Prime Minister Justin Trudeau announced the agreement with CN to “repatriate this essential and historic infrastructure to the federal government and support its long-term viability.”

The Government of Canada stated the “sustainability of this century-old bridge will be guaranteed and that users will be able to benefit from it safely for many more decades to come.” To finalize the transfer, surveying work must take place. Then, the Government of Canada will establish a rehabilitation program in order to ensure sustainability of the corridor. The bridge links communities on either side of the St. Lawrence River.

Rehabilitating the bridge will seek to maintain a balance between improving the appearance and the long-term viability. According to the release, the program will comprise of steel repair and replacements and painting bridge elements that are prone to corrosion. Over the next 25 years, Canada will invest around C$40 million through the program.

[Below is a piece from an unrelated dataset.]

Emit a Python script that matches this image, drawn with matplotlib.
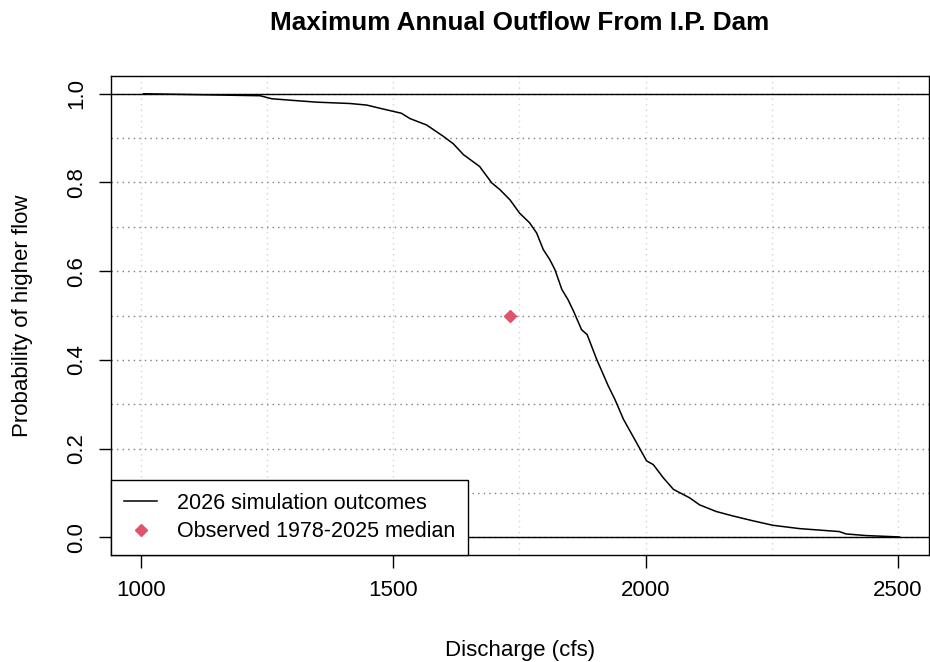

CN will pay the Government of Canada user fees for the bridge’s life, “subject to certain essential conditions.” Under the agreement with CN, the Government of Canada will also take over any current terms and conditions between CN and the Government of Quebec “regarding the use, management, and maintenance of the road deck of the Quebec Bridge.”

CN and the Government of Quebec still “retain responsibility for and ownership of the rail and road decks on the bridge structure, respectively, and will be responsible for all costs associated with these decks, as is currently the case.” This plan enables investments to be made to allow for an extension of the bridge’s lifespan and improvement of its appearance.